Scan the entries below for the word "Output". Copy each line that has it.

+++ SUPPLIED INFORMATION

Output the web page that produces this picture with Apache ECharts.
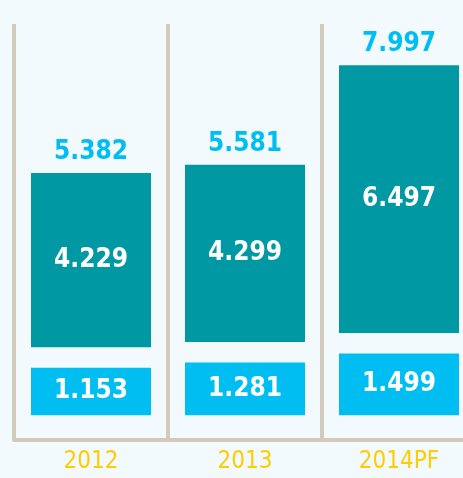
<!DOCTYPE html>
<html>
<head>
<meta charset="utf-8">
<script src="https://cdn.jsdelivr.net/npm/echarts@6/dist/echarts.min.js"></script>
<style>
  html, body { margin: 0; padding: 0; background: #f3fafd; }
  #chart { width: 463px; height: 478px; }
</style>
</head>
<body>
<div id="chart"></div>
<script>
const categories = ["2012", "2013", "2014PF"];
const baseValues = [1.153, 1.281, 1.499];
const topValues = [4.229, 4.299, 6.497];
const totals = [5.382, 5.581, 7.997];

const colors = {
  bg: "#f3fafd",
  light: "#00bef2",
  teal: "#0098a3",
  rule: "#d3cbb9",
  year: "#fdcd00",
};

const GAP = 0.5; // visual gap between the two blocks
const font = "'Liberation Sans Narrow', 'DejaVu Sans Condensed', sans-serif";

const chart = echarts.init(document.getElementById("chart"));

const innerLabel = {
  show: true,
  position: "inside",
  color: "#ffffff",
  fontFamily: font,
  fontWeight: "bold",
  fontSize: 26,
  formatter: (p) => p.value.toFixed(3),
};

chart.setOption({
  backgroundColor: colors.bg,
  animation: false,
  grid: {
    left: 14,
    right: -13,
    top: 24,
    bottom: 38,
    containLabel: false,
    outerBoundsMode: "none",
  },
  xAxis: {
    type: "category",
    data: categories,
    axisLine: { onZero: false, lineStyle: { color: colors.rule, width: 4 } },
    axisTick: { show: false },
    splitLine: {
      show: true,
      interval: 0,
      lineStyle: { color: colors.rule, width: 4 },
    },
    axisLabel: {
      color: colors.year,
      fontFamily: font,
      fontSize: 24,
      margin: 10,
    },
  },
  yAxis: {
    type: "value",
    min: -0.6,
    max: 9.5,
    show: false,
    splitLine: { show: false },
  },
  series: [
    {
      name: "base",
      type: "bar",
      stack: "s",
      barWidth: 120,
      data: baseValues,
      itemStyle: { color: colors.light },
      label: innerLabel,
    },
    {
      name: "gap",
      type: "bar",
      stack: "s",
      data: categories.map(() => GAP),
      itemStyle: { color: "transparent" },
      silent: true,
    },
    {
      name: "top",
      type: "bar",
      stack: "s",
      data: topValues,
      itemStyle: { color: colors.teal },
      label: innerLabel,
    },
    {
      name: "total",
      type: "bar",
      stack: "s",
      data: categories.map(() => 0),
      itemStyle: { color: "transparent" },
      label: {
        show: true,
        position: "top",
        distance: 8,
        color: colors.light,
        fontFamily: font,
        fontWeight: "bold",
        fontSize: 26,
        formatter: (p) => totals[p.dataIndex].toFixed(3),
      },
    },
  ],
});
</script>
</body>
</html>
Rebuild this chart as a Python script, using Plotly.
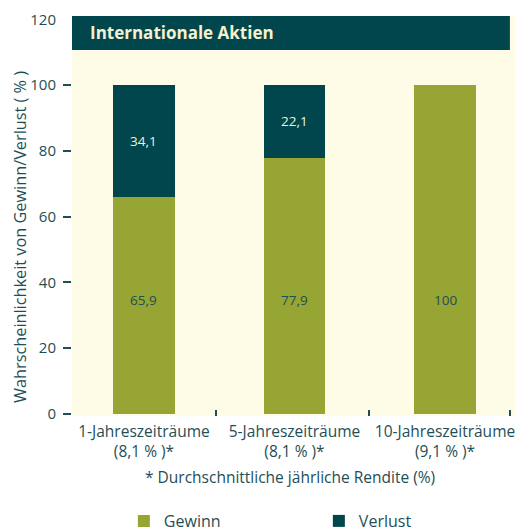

++++++
+++ SUPPLIED INFORMATION

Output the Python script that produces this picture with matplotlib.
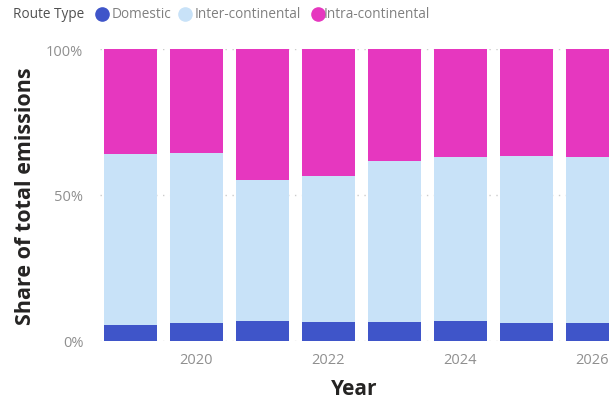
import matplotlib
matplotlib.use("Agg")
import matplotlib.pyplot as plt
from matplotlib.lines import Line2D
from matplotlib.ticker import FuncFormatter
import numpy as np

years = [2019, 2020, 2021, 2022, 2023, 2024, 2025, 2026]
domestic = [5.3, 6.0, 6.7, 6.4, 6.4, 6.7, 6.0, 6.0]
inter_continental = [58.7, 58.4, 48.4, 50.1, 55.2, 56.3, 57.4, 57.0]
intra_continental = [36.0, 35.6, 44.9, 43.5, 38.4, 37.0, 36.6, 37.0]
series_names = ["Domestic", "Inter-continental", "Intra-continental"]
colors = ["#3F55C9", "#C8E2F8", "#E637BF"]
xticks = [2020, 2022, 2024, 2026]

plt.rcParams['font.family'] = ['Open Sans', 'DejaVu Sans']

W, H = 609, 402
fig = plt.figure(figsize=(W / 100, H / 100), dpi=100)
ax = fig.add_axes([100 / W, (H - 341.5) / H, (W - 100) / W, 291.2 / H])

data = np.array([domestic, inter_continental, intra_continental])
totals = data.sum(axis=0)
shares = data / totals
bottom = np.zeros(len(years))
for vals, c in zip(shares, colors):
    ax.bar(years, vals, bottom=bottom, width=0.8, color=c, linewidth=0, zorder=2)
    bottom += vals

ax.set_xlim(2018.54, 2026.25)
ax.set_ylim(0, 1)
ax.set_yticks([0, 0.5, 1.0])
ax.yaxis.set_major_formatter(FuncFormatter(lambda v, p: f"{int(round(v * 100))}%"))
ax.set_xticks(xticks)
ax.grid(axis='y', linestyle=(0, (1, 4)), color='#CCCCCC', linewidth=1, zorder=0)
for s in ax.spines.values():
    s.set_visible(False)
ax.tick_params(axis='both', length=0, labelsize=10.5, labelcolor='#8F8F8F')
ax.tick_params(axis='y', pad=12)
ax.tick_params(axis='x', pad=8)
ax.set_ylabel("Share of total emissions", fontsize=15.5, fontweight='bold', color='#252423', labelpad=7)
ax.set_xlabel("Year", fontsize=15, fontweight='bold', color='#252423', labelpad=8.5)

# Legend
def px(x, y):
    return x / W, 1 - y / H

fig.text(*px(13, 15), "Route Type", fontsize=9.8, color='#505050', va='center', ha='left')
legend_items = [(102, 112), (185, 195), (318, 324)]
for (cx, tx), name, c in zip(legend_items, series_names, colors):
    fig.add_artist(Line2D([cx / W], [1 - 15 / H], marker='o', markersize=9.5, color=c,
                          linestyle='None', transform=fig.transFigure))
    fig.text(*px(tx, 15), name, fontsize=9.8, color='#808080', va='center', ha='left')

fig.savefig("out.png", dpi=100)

++++++
+++ SUPPLIED INFORMATION

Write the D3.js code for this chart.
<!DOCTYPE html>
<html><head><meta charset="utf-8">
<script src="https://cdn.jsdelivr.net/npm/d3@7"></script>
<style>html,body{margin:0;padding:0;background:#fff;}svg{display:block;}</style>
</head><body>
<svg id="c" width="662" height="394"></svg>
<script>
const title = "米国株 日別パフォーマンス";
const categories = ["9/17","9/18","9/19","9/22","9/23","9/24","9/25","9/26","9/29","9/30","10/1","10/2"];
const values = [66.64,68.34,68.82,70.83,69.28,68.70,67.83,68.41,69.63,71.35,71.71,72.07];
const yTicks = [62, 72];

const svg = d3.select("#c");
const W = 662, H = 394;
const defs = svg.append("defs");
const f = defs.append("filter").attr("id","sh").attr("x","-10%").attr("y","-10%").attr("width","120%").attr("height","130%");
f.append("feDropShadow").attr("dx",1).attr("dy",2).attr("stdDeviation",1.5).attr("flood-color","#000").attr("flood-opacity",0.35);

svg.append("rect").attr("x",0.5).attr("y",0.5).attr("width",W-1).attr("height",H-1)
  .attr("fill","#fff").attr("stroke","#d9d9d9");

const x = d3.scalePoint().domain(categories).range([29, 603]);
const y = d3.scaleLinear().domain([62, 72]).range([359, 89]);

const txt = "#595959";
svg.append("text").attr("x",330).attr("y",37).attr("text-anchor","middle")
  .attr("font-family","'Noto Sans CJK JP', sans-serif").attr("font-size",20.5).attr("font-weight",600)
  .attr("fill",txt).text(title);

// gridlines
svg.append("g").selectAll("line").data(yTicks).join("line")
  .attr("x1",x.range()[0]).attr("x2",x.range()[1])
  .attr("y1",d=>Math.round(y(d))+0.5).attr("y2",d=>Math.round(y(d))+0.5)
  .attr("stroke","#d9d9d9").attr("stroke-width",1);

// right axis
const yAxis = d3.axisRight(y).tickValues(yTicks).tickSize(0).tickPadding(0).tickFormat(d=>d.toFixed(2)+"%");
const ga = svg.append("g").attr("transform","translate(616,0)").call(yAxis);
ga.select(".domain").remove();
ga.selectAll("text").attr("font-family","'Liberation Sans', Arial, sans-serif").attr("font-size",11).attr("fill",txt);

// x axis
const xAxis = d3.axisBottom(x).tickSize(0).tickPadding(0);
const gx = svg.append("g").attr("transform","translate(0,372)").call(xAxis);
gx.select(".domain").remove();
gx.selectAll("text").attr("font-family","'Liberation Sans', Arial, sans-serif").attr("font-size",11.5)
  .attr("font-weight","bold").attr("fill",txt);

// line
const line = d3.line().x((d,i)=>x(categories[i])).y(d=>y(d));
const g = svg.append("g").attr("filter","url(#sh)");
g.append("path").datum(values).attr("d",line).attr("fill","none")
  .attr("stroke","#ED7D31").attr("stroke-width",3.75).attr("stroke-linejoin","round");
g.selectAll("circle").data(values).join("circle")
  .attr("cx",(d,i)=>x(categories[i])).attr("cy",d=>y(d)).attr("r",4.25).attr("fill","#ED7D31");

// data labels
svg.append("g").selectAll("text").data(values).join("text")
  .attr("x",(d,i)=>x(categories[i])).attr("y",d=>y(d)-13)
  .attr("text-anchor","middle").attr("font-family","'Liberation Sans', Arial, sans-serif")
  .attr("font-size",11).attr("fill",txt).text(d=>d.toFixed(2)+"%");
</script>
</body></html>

++++++

_ANSWER TO THE EXERCISE_
Output the web page that produces this picture with Apache ECharts.
Output the Python script that produces this picture with matplotlib.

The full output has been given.